- [GIVEN REQUEST]:
Would you write out the listing verbatim and skip every picture in it?

- [SOURCE DATA]:
↓

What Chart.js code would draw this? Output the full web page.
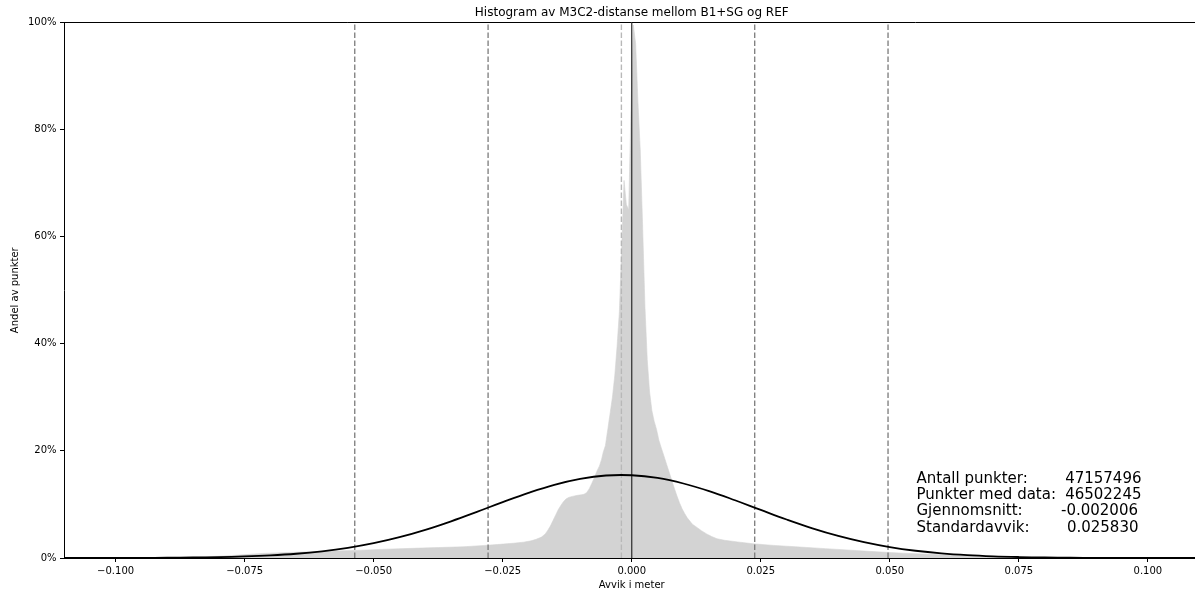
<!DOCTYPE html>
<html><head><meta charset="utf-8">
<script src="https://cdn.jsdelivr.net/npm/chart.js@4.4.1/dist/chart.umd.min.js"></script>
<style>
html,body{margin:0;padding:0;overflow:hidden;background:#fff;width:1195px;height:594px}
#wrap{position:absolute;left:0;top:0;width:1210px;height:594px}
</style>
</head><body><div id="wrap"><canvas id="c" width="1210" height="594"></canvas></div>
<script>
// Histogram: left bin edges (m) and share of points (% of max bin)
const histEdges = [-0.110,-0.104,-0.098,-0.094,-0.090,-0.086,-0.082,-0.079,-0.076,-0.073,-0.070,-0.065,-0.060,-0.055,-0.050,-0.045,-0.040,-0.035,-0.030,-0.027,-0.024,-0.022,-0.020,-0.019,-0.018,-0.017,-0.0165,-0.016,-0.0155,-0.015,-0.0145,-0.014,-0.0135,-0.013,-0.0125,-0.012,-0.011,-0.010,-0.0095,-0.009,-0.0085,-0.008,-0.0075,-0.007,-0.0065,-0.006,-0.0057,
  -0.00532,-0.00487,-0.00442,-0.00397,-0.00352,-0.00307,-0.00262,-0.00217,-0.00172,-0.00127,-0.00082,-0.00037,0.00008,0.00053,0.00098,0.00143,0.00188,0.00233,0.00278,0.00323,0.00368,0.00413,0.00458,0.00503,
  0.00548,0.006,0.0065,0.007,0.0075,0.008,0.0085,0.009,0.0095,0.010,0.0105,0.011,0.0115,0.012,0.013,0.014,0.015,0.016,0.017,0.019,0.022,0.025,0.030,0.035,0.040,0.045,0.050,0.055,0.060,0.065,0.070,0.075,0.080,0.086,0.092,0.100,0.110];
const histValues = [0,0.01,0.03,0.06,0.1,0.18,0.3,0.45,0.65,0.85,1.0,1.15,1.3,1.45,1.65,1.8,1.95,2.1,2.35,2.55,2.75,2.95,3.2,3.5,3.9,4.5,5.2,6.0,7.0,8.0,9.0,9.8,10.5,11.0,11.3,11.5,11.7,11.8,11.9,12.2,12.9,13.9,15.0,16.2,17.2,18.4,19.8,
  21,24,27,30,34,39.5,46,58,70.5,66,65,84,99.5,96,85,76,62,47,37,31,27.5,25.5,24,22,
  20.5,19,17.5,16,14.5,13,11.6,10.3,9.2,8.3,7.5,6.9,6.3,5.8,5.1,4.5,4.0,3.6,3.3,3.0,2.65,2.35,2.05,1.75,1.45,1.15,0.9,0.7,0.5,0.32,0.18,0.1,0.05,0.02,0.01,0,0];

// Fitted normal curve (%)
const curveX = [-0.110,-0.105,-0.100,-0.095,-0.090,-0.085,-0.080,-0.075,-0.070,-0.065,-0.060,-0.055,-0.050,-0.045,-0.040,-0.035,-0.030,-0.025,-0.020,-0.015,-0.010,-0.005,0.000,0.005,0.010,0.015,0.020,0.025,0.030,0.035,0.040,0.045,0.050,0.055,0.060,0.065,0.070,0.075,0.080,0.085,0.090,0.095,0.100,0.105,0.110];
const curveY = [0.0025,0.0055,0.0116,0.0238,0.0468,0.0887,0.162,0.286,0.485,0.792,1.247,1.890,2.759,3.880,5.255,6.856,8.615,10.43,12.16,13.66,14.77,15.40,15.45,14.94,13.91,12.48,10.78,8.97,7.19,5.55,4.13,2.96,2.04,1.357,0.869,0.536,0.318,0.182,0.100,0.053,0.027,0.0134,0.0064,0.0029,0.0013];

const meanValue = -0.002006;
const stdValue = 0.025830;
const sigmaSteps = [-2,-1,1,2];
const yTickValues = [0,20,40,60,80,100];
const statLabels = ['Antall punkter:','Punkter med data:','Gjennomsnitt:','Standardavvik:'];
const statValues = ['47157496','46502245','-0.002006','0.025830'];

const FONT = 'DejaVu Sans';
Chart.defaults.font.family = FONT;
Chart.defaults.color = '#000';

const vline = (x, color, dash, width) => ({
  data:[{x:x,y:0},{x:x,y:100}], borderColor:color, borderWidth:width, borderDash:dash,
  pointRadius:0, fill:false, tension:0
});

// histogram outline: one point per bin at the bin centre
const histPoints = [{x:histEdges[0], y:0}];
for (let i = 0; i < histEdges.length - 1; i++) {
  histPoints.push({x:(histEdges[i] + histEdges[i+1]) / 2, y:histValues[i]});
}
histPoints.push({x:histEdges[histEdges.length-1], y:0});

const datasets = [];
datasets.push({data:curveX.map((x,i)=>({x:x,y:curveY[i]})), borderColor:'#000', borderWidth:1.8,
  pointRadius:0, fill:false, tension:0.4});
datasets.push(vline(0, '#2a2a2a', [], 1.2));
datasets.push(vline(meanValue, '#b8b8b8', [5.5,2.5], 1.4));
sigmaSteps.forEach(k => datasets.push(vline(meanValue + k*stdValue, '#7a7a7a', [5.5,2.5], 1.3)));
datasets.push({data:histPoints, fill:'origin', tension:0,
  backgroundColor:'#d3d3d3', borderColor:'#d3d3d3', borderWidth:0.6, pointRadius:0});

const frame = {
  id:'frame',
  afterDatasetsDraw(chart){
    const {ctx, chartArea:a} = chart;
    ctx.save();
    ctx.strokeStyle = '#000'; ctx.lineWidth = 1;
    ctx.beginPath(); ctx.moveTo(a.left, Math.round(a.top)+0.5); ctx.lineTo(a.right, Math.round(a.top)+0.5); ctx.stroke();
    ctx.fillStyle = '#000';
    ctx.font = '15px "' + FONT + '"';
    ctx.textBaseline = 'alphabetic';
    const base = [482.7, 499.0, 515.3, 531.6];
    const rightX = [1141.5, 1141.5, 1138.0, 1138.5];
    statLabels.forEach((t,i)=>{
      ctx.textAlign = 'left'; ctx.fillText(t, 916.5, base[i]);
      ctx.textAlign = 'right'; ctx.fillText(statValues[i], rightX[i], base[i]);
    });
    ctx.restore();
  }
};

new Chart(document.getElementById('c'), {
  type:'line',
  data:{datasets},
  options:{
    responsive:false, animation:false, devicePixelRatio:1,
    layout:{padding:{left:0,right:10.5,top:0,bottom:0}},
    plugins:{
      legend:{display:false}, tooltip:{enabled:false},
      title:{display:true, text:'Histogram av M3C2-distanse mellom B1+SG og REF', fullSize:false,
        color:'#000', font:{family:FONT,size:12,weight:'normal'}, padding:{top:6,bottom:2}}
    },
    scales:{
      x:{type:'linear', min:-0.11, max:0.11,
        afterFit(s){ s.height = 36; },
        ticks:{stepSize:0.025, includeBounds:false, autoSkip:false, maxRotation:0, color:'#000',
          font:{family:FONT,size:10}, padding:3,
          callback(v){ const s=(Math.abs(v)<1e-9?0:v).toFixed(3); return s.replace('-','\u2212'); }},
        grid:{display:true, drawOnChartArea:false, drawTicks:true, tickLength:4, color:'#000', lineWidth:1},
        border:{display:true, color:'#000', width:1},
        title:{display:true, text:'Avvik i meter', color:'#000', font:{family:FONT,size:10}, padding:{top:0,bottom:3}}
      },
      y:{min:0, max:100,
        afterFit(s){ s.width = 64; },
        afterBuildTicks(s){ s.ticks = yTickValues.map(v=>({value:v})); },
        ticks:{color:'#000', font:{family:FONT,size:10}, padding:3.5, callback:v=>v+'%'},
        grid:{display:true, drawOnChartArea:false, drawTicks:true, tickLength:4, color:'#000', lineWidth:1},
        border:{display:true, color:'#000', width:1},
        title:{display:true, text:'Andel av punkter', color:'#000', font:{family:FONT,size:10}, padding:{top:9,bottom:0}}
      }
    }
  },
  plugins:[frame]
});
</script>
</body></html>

↑

- [SOLUTION TO THIS EXERCISE]:
What Chart.js code would draw this? Output the full web page.
<!DOCTYPE html>
<html><head><meta charset="utf-8">
<script src="https://cdn.jsdelivr.net/npm/chart.js@4.4.1/dist/chart.umd.min.js"></script>
<style>
html,body{margin:0;padding:0;overflow:hidden;background:#fff;width:1195px;height:594px}
#wrap{position:absolute;left:0;top:0;width:1210px;height:594px}
</style>
</head><body><div id="wrap"><canvas id="c" width="1210" height="594"></canvas></div>
<script>
// Histogram: left bin edges (m) and share of points (% of max bin)
const histEdges = [-0.110,-0.104,-0.098,-0.094,-0.090,-0.086,-0.082,-0.079,-0.076,-0.073,-0.070,-0.065,-0.060,-0.055,-0.050,-0.045,-0.040,-0.035,-0.030,-0.027,-0.024,-0.022,-0.020,-0.019,-0.018,-0.017,-0.0165,-0.016,-0.0155,-0.015,-0.0145,-0.014,-0.0135,-0.013,-0.0125,-0.012,-0.011,-0.010,-0.0095,-0.009,-0.0085,-0.008,-0.0075,-0.007,-0.0065,-0.006,-0.0057,
  -0.00532,-0.00487,-0.00442,-0.00397,-0.00352,-0.00307,-0.00262,-0.00217,-0.00172,-0.00127,-0.00082,-0.00037,0.00008,0.00053,0.00098,0.00143,0.00188,0.00233,0.00278,0.00323,0.00368,0.00413,0.00458,0.00503,
  0.00548,0.006,0.0065,0.007,0.0075,0.008,0.0085,0.009,0.0095,0.010,0.0105,0.011,0.0115,0.012,0.013,0.014,0.015,0.016,0.017,0.019,0.022,0.025,0.030,0.035,0.040,0.045,0.050,0.055,0.060,0.065,0.070,0.075,0.080,0.086,0.092,0.100,0.110];
const histValues = [0,0.01,0.03,0.06,0.1,0.18,0.3,0.45,0.65,0.85,1.0,1.15,1.3,1.45,1.65,1.8,1.95,2.1,2.35,2.55,2.75,2.95,3.2,3.5,3.9,4.5,5.2,6.0,7.0,8.0,9.0,9.8,10.5,11.0,11.3,11.5,11.7,11.8,11.9,12.2,12.9,13.9,15.0,16.2,17.2,18.4,19.8,
  21,24,27,30,34,39.5,46,58,70.5,66,65,84,99.5,96,85,76,62,47,37,31,27.5,25.5,24,22,
  20.5,19,17.5,16,14.5,13,11.6,10.3,9.2,8.3,7.5,6.9,6.3,5.8,5.1,4.5,4.0,3.6,3.3,3.0,2.65,2.35,2.05,1.75,1.45,1.15,0.9,0.7,0.5,0.32,0.18,0.1,0.05,0.02,0.01,0,0];

// Fitted normal curve (%)
const curveX = [-0.110,-0.105,-0.100,-0.095,-0.090,-0.085,-0.080,-0.075,-0.070,-0.065,-0.060,-0.055,-0.050,-0.045,-0.040,-0.035,-0.030,-0.025,-0.020,-0.015,-0.010,-0.005,0.000,0.005,0.010,0.015,0.020,0.025,0.030,0.035,0.040,0.045,0.050,0.055,0.060,0.065,0.070,0.075,0.080,0.085,0.090,0.095,0.100,0.105,0.110];
const curveY = [0.0025,0.0055,0.0116,0.0238,0.0468,0.0887,0.162,0.286,0.485,0.792,1.247,1.890,2.759,3.880,5.255,6.856,8.615,10.43,12.16,13.66,14.77,15.40,15.45,14.94,13.91,12.48,10.78,8.97,7.19,5.55,4.13,2.96,2.04,1.357,0.869,0.536,0.318,0.182,0.100,0.053,0.027,0.0134,0.0064,0.0029,0.0013];

const meanValue = -0.002006;
const stdValue = 0.025830;
const sigmaSteps = [-2,-1,1,2];
const yTickValues = [0,20,40,60,80,100];
const statLabels = ['Antall punkter:','Punkter med data:','Gjennomsnitt:','Standardavvik:'];
const statValues = ['47157496','46502245','-0.002006','0.025830'];

const FONT = 'DejaVu Sans';
Chart.defaults.font.family = FONT;
Chart.defaults.color = '#000';

const vline = (x, color, dash, width) => ({
  data:[{x:x,y:0},{x:x,y:100}], borderColor:color, borderWidth:width, borderDash:dash,
  pointRadius:0, fill:false, tension:0
});

// histogram outline: one point per bin at the bin centre
const histPoints = [{x:histEdges[0], y:0}];
for (let i = 0; i < histEdges.length - 1; i++) {
  histPoints.push({x:(histEdges[i] + histEdges[i+1]) / 2, y:histValues[i]});
}
histPoints.push({x:histEdges[histEdges.length-1], y:0});

const datasets = [];
datasets.push({data:curveX.map((x,i)=>({x:x,y:curveY[i]})), borderColor:'#000', borderWidth:1.8,
  pointRadius:0, fill:false, tension:0.4});
datasets.push(vline(0, '#2a2a2a', [], 1.2));
datasets.push(vline(meanValue, '#b8b8b8', [5.5,2.5], 1.4));
sigmaSteps.forEach(k => datasets.push(vline(meanValue + k*stdValue, '#7a7a7a', [5.5,2.5], 1.3)));
datasets.push({data:histPoints, fill:'origin', tension:0,
  backgroundColor:'#d3d3d3', borderColor:'#d3d3d3', borderWidth:0.6, pointRadius:0});

const frame = {
  id:'frame',
  afterDatasetsDraw(chart){
    const {ctx, chartArea:a} = chart;
    ctx.save();
    ctx.strokeStyle = '#000'; ctx.lineWidth = 1;
    ctx.beginPath(); ctx.moveTo(a.left, Math.round(a.top)+0.5); ctx.lineTo(a.right, Math.round(a.top)+0.5); ctx.stroke();
    ctx.fillStyle = '#000';
    ctx.font = '15px "' + FONT + '"';
    ctx.textBaseline = 'alphabetic';
    const base = [482.7, 499.0, 515.3, 531.6];
    const rightX = [1141.5, 1141.5, 1138.0, 1138.5];
    statLabels.forEach((t,i)=>{
      ctx.textAlign = 'left'; ctx.fillText(t, 916.5, base[i]);
      ctx.textAlign = 'right'; ctx.fillText(statValues[i], rightX[i], base[i]);
    });
    ctx.restore();
  }
};

new Chart(document.getElementById('c'), {
  type:'line',
  data:{datasets},
  options:{
    responsive:false, animation:false, devicePixelRatio:1,
    layout:{padding:{left:0,right:10.5,top:0,bottom:0}},
    plugins:{
      legend:{display:false}, tooltip:{enabled:false},
      title:{display:true, text:'Histogram av M3C2-distanse mellom B1+SG og REF', fullSize:false,
        color:'#000', font:{family:FONT,size:12,weight:'normal'}, padding:{top:6,bottom:2}}
    },
    scales:{
      x:{type:'linear', min:-0.11, max:0.11,
        afterFit(s){ s.height = 36; },
        ticks:{stepSize:0.025, includeBounds:false, autoSkip:false, maxRotation:0, color:'#000',
          font:{family:FONT,size:10}, padding:3,
          callback(v){ const s=(Math.abs(v)<1e-9?0:v).toFixed(3); return s.replace('-','\u2212'); }},
        grid:{display:true, drawOnChartArea:false, drawTicks:true, tickLength:4, color:'#000', lineWidth:1},
        border:{display:true, color:'#000', width:1},
        title:{display:true, text:'Avvik i meter', color:'#000', font:{family:FONT,size:10}, padding:{top:0,bottom:3}}
      },
      y:{min:0, max:100,
        afterFit(s){ s.width = 64; },
        afterBuildTicks(s){ s.ticks = yTickValues.map(v=>({value:v})); },
        ticks:{color:'#000', font:{family:FONT,size:10}, padding:3.5, callback:v=>v+'%'},
        grid:{display:true, drawOnChartArea:false, drawTicks:true, tickLength:4, color:'#000', lineWidth:1},
        border:{display:true, color:'#000', width:1},
        title:{display:true, text:'Andel av punkter', color:'#000', font:{family:FONT,size:10}, padding:{top:9,bottom:0}}
      }
    }
  },
  plugins:[frame]
});
</script>
</body></html>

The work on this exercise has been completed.